Другим незабываемым воспоминанием будут приветствия от лидеров оппозиции, выслушанные ею с серьезным выражением лица, в то время как неловко свернувшийся у нее на коленях Нимиц транслировал ей истинные эмоции, крывшиеся за прочувствованными речами. Правда, понимание того, как ненавидят ее эти люди, радости не добавляло, а выспренние слов о «мужестве», «героизме» и всем таком прочем вызывали легкую тошноту… ну да ладно. Уж им-то с Нимицем было доподлинно известно, какие чувства испытывает вся эта компания: даже удивительно, как это Высокий Хребет не забился в истерике. Графиня Нового Киева проявила себя ненамного лучше, хотя ее прячущаяся за стиснутыми зубами ярость имела, по крайней мере, рациональное объяснение. Возвращение Хонор стало ударом по ее политическим планам и амбициям — и именно это, а не личная неприязнь к новоявленной герцогине, стало причиной гнева.
«И, черт возьми, — напомнила себе Хонор, — есть люди, которые искренне рады моему успеху! И их больше, чем злопыхателей!»
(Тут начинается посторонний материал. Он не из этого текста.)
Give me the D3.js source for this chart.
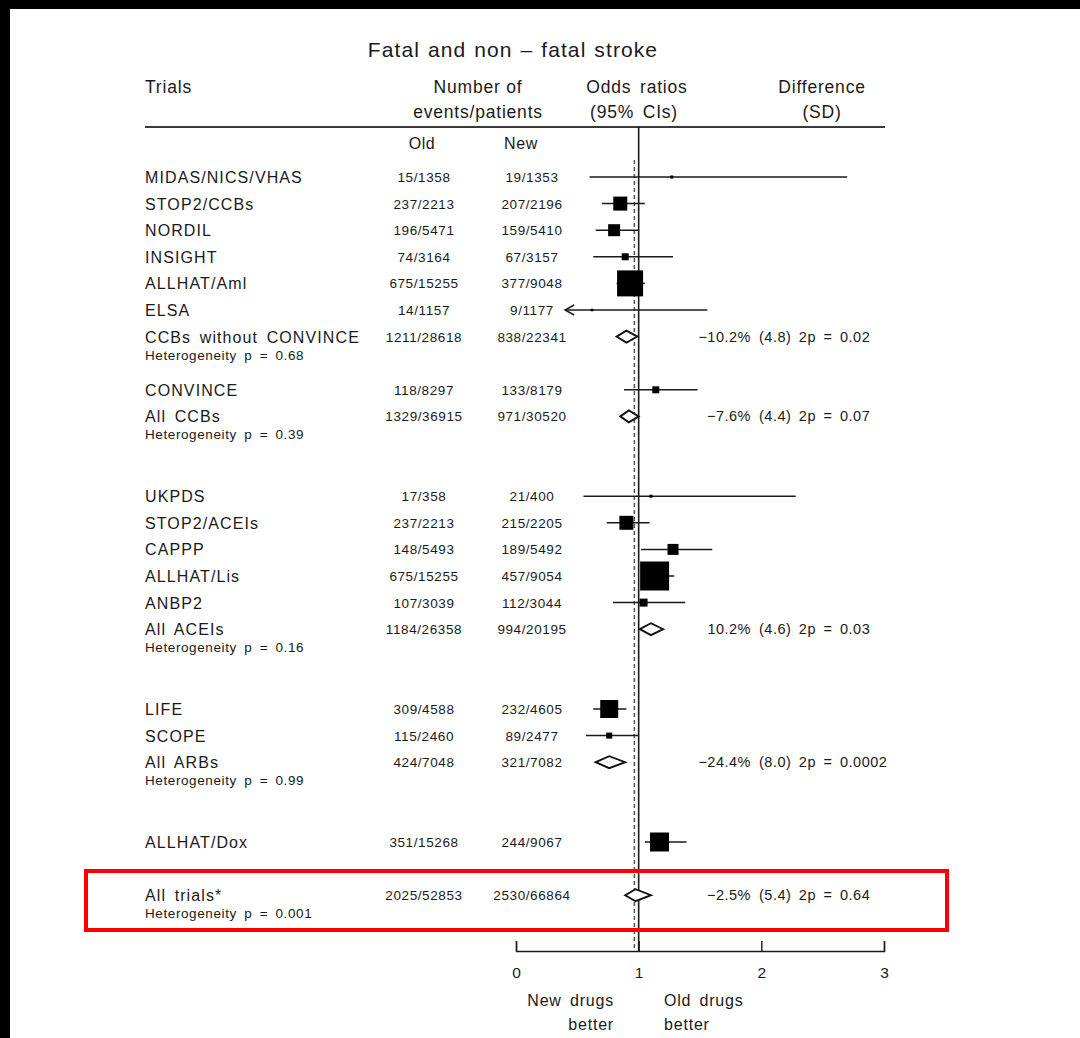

Так или иначе, герцогиней Харрингтон она являлась всего три недели, с новым положением освоиться еще не успела, а оно порождало определенные затруднения как для нее самой, так и для некоторых коллег. К числу которых относился и сэр Томас Капарелли, занимавший пост Первого космос-лорда с самого начала войны, когда Хонор была всего-навсего одним из капитанов первого ранга. Даже потом, после присвоения ей звания коммодора и назначения командиром эскадры (к тому же еще не сформированной), дистанция между ними оставалась колоссальной. Ее стремительное возвышение могло ему не понравиться, и она почувствовала облегчение, не ощутив отрицательных эмоций.
Он искренне радовался тому, что ей удалось спастись, и рукопожатие его было твердым. Иные ревнители этикета сморщили бы свои аристократические носы по поводу того, что он протянул ей руку, а не прищелкнул каблуками с любезным кивком. Но чего им было ждать от Томаса Капарелли, человека далеко не знатного и получившего рыцарское звание не по наследству, а за долгую и беспорочную службу.
Хонор к числу снобов не принадлежала и к мнению такого рода людей относилась с полнейшим безразличием — в отличие от мнения Капарелли. И он все-таки имел перед ней определенные преимущества, несмотря на все ее титулы и звания.
Во-первых, и он и она были кавалерами Ордена короля Роджера, и как рыцарь Великого Креста Томас превосходил Хонор, получившую рыцарское отличие за Первый Ханкок. И, что гораздо важнее, особенно в данном ведомстве и при данных обстоятельствах, все до единого офицеры на действительной службе, носившие мундир Королевского флота, находились в его прямом подчинении. Включая коммодора Хонор Харрингтон.
— Рад вас видеть, — сказал космос-лорд, окинув собеседницу оценивающим взглядом. — Как я понимаю, Бейсингфорд признал вас ограниченно годной к несению службы.
— Доктора кряхтели и упирались, как могли, — ответила Хонор с легкой улыбкой. — Дай им волю, они продолжали бы свои осмотры и процедуры до бесконечности. Правда, их можно понять: моя неспособность к регенерации значительно усложняет их задачу. А мое нежелание валяться в больнице, пока они не вживят мне новые искусственные нервы и не создадут протез, просто убивает. Равно как и намерение завершить восстановительный курс не в клинике флота.
— Меня это не удивляет, — хмыкнул Капарелли.
Хонор с удовлетворением отметила, что в отличие от многих этот человек не считал неловким вести разговор о ее ранениях. Правда, ему самому еще капитаном КФМ довелось вкусить все прелести пребывания в руках эскулапов. С той лишь разницей, что он мог пользоваться преимуществами регенерации.
— Конечно, — рассуждал вслух Первый космос-лорд, ведя гостью к удобному креслу, — Бейсингфордский медицинский центр является, пожалуй, лучшим госпиталем Звездного Королевства. Во всяком случае, флот прилагает к этому все усилия. Бейсингфорд, несомненно, самое крупное медицинское учреждение, однако в его статусе есть и плюсы и минусы. Разумеется, Медицинскому департаменту не хочется признавать, что ни один госпиталь не может первенствовать абсолютно во всех областях. Подозреваю также, что они чувствуют себя задетыми из-за того, что ваш отец предпочел службе у них гражданскую практику. Однако досада поутихнет, и все поймут, что вы были бы сумасшедшей, если бы отказались воспользоваться его знаниями и опытом.
В его словах прозвучал странный эмоциональный подтекст. Хонор, усевшись в кресло с Нимицем на коленях и дождавшись, когда Капарелли устроится в кресле напротив, сказала:
— Прошу прощения, сэр Томас, но впечатление такое, будто вы говорите о чем-то личном.